== Your goal ==
Write out, word for word, the stretch of lines beginning at the one with "Convert this chart" and ending at the one with "import * as", omitting the images.

== Dataset entries ==
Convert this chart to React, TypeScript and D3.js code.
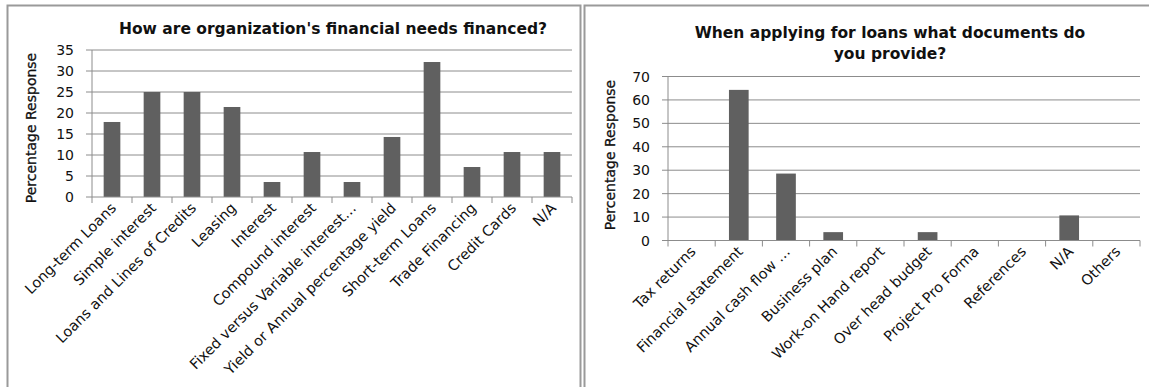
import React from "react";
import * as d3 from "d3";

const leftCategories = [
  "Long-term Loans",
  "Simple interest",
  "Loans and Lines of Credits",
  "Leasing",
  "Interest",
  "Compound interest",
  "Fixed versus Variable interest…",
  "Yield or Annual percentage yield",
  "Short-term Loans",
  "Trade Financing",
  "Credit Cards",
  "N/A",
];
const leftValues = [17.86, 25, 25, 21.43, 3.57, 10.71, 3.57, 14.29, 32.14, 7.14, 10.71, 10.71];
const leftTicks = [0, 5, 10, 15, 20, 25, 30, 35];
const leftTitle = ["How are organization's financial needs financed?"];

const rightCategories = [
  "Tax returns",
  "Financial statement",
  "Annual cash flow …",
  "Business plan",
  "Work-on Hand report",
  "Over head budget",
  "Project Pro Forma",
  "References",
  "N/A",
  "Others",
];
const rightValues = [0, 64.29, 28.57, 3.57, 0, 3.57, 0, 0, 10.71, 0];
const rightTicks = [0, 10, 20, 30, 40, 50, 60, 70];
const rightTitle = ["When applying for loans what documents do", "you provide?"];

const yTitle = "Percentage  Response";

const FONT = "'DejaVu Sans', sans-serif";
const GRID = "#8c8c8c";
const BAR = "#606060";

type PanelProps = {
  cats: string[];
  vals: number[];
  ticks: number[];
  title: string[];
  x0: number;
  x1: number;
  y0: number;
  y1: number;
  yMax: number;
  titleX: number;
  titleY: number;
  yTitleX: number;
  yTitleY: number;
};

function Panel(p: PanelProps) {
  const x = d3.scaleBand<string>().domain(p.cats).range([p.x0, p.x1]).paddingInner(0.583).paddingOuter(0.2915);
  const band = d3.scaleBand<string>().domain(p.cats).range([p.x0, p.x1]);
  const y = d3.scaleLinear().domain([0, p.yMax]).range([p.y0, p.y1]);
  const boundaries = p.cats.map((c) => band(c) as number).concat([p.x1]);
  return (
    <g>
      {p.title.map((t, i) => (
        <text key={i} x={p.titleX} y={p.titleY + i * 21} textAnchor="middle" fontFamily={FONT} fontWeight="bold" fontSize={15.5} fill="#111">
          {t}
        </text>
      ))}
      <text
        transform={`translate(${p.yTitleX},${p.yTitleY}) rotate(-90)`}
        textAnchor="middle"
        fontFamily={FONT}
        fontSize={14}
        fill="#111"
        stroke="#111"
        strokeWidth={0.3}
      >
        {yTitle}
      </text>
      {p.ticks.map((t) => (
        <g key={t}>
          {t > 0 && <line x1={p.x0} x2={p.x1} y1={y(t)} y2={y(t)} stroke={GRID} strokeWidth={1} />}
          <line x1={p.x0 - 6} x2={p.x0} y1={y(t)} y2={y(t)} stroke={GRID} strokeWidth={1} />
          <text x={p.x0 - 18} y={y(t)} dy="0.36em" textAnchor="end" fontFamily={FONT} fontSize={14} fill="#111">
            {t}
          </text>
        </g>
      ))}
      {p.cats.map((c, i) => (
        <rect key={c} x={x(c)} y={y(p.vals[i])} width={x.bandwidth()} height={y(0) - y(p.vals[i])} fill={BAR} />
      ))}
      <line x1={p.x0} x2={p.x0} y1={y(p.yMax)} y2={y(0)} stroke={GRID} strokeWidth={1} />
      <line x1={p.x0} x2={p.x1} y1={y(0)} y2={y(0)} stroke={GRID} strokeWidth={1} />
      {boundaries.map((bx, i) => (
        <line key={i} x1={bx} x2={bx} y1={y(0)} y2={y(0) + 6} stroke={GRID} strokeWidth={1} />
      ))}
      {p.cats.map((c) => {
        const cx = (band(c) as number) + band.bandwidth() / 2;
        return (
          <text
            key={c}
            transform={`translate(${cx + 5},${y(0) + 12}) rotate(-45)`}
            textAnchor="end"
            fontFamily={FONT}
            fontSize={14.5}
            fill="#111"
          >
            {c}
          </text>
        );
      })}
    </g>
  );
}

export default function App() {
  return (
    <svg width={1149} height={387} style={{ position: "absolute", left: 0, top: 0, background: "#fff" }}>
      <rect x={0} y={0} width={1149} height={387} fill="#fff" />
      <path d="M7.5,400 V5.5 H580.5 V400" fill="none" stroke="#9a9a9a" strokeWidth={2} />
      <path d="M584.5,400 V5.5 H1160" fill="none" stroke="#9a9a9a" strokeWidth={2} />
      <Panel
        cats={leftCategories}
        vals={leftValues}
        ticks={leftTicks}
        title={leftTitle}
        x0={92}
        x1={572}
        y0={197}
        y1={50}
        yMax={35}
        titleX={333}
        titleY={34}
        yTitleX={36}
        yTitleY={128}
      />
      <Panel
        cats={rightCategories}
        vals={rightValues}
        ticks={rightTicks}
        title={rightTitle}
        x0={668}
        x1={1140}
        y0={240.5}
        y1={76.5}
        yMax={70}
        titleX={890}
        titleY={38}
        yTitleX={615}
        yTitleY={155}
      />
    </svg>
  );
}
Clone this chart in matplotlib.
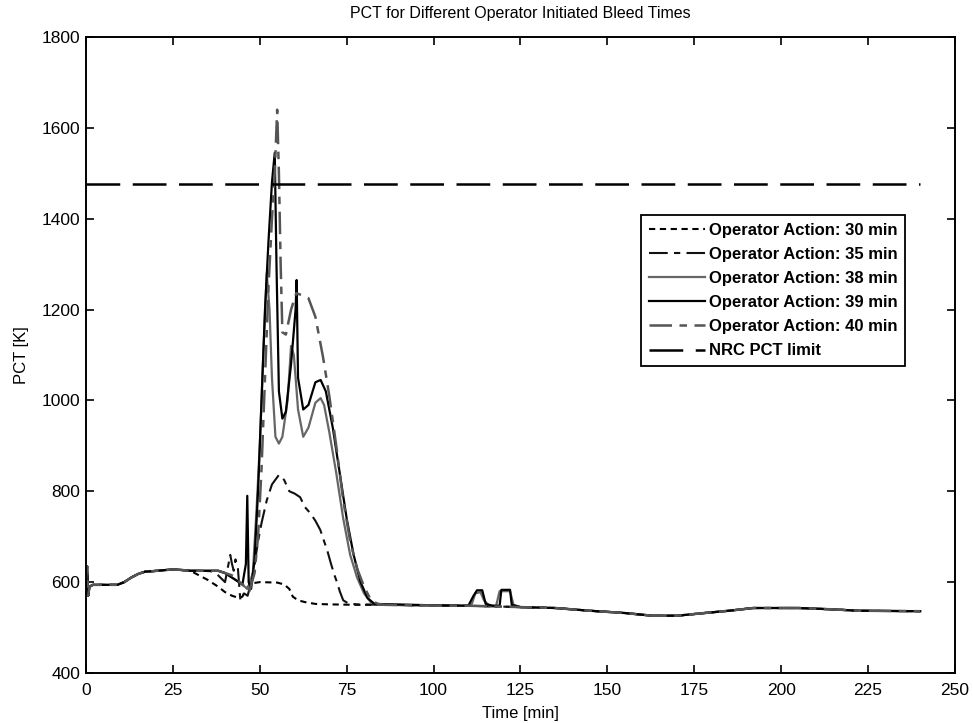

==

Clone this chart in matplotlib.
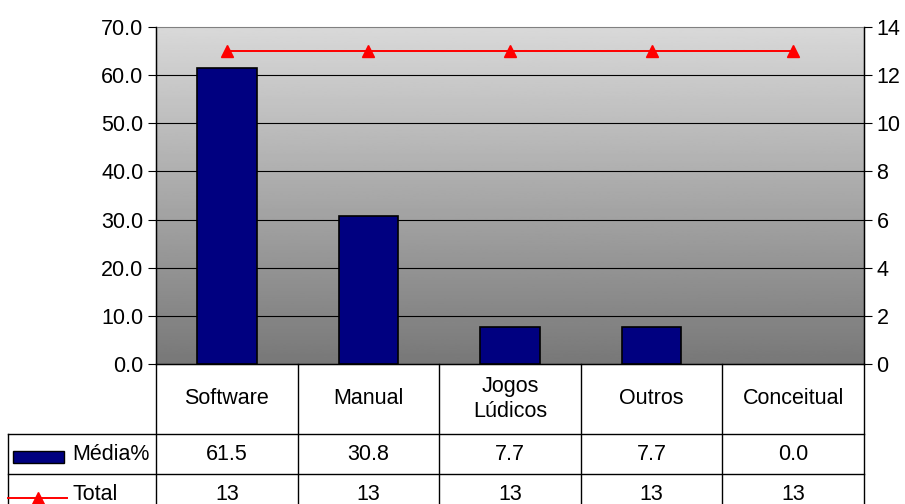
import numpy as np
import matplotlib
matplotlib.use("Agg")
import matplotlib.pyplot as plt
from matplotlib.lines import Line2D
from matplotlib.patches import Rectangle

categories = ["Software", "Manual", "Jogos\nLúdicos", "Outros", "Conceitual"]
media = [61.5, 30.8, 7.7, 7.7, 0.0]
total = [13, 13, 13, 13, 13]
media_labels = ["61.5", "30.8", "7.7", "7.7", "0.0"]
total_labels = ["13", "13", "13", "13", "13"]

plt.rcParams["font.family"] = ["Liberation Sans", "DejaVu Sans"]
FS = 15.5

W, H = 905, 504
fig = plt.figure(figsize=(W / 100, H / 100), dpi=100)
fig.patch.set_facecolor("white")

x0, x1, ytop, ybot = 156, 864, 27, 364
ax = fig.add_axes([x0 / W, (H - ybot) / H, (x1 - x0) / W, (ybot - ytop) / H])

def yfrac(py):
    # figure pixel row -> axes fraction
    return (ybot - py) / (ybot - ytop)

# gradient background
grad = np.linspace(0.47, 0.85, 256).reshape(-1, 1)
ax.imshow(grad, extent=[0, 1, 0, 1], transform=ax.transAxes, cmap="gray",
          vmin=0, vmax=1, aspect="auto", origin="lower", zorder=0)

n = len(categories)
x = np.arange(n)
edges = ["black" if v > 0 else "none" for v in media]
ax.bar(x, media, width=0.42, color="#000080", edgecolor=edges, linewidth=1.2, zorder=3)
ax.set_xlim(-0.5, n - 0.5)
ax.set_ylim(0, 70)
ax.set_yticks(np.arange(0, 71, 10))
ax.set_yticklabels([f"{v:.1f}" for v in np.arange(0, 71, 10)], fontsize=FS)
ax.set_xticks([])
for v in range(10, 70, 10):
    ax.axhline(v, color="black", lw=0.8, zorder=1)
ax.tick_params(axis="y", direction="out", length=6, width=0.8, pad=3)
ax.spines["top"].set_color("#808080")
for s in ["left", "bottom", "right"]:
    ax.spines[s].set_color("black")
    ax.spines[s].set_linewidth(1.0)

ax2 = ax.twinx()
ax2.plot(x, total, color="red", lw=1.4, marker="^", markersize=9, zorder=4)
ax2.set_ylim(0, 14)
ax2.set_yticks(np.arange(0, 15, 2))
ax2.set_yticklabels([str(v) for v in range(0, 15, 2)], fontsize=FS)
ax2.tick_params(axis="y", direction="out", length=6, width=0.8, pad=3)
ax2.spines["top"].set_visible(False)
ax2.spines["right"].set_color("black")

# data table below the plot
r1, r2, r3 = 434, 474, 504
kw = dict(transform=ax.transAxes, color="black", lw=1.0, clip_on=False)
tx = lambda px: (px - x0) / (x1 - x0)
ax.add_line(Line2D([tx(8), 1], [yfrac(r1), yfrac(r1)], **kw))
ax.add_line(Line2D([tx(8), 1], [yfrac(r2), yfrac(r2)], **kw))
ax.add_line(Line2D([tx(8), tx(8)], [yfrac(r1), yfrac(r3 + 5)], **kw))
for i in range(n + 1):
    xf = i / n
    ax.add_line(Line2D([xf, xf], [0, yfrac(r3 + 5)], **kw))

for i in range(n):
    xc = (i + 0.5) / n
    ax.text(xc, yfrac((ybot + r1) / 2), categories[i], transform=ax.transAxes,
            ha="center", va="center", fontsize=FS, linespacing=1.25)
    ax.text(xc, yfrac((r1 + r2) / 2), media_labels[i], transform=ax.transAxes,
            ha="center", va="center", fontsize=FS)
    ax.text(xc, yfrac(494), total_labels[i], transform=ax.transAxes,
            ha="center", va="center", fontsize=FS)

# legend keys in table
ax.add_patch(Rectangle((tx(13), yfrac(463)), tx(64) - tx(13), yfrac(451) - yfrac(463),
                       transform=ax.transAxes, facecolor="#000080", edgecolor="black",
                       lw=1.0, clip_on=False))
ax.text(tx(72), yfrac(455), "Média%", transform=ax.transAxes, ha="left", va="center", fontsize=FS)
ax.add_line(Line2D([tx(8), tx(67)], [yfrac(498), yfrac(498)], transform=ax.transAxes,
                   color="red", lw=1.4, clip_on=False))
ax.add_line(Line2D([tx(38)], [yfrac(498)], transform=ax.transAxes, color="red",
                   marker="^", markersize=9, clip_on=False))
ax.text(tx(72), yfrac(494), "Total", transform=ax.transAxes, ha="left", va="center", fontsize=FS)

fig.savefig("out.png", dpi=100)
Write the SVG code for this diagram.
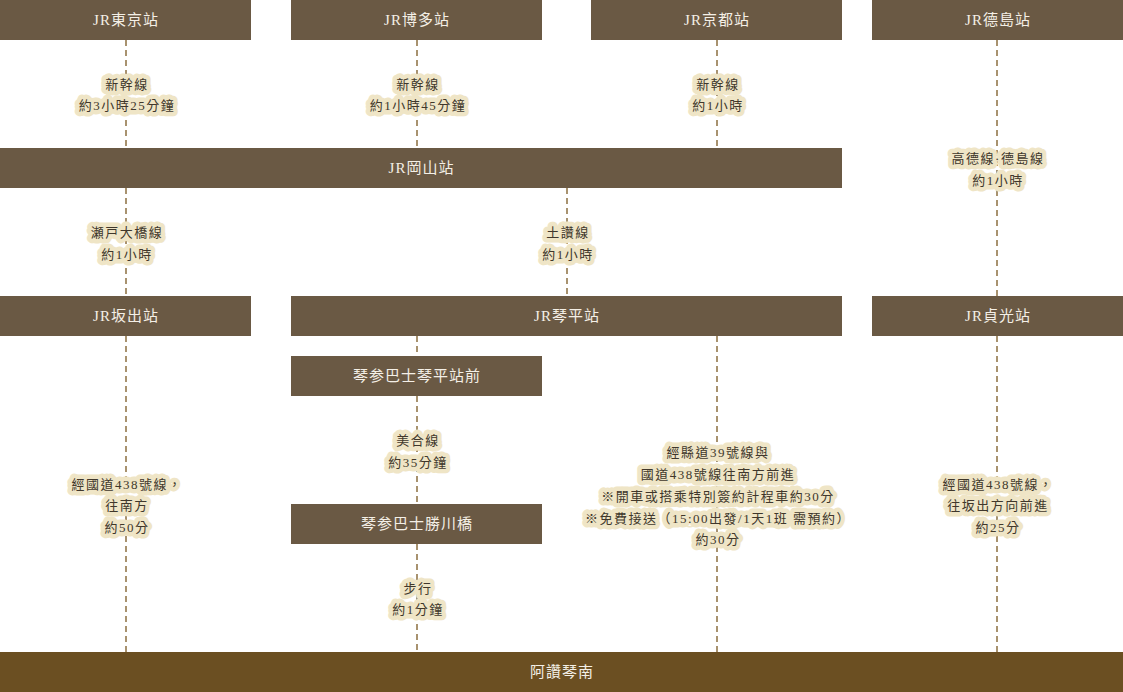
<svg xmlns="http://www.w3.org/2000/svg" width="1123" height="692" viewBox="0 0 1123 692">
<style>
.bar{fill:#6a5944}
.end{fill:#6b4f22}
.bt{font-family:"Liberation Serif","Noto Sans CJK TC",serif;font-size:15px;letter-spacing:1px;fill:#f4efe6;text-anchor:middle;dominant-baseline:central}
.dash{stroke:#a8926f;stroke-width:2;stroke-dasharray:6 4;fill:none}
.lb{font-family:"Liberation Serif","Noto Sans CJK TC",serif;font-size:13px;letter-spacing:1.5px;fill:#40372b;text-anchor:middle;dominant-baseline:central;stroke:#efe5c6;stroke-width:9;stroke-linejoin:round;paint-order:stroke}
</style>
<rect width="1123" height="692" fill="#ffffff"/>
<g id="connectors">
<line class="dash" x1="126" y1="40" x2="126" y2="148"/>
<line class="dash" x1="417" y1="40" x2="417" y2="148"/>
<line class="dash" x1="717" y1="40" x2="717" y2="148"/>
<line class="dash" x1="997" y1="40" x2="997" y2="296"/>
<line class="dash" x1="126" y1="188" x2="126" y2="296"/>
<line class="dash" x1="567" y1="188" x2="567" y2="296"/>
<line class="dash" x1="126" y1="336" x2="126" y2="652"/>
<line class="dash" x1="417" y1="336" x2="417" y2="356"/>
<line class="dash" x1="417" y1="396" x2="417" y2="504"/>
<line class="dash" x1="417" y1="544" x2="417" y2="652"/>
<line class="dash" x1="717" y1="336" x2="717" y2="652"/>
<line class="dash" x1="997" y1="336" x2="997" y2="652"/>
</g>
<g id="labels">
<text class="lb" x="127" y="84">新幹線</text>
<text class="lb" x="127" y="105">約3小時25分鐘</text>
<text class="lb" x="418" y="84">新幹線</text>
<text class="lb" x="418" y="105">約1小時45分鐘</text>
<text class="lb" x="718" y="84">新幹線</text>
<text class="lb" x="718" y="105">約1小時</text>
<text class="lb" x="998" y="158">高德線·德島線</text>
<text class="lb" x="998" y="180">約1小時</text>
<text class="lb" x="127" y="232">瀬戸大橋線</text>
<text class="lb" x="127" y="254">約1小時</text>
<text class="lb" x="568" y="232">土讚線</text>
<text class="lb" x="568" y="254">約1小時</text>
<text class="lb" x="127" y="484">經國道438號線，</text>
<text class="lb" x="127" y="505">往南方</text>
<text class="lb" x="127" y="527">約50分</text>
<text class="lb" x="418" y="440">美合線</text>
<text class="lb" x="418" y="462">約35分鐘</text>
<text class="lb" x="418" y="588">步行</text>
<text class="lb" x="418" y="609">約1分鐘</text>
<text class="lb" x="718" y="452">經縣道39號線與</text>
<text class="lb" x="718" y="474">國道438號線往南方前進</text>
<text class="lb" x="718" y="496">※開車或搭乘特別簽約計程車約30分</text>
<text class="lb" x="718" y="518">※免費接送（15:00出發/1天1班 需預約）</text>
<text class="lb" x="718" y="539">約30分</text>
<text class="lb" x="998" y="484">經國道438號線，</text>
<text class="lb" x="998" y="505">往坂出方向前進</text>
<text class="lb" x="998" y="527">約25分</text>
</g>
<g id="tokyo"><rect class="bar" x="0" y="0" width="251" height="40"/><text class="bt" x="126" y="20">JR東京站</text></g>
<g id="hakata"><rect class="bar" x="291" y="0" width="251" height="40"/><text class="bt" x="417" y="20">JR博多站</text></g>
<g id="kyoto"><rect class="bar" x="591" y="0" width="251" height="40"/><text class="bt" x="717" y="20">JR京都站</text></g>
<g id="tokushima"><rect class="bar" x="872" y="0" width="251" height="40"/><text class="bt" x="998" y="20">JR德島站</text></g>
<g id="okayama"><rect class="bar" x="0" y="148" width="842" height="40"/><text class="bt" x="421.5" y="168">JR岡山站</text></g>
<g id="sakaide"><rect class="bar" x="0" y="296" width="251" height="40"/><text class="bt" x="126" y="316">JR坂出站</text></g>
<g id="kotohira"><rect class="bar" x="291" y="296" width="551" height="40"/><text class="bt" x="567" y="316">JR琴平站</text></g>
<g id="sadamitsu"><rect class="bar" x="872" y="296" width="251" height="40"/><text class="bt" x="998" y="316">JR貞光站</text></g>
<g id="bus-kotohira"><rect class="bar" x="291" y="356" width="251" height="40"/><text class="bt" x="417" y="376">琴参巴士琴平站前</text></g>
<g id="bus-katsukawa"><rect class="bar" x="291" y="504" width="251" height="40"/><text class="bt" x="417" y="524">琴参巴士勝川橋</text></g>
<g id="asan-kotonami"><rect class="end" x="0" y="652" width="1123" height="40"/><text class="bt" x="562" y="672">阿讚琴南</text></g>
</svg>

==

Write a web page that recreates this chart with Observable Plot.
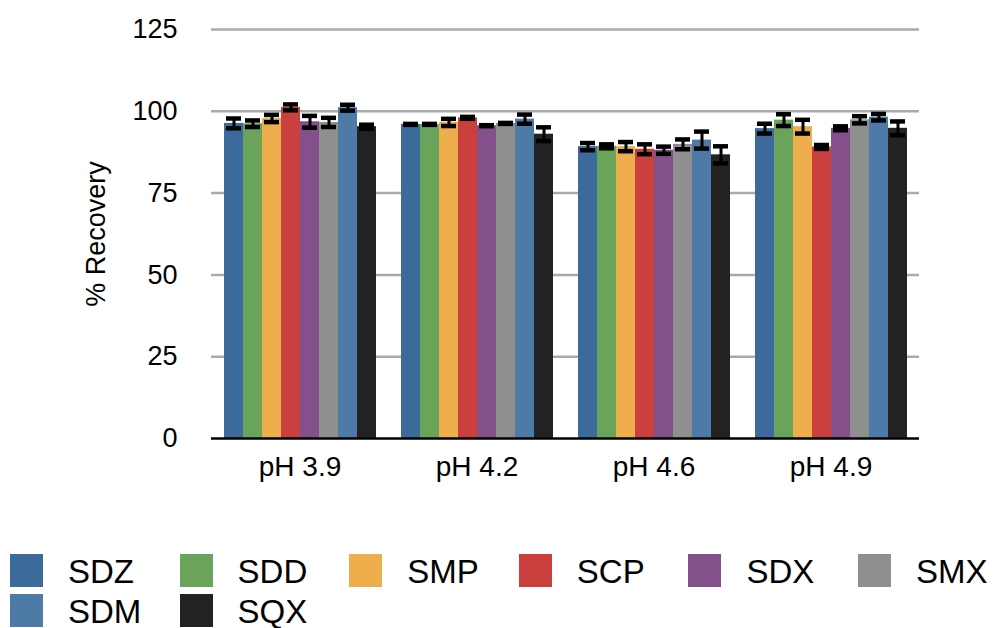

== Task response ==
Convert this chart to React, TypeScript and D3.js code.
import React from "react";
import * as d3 from "d3";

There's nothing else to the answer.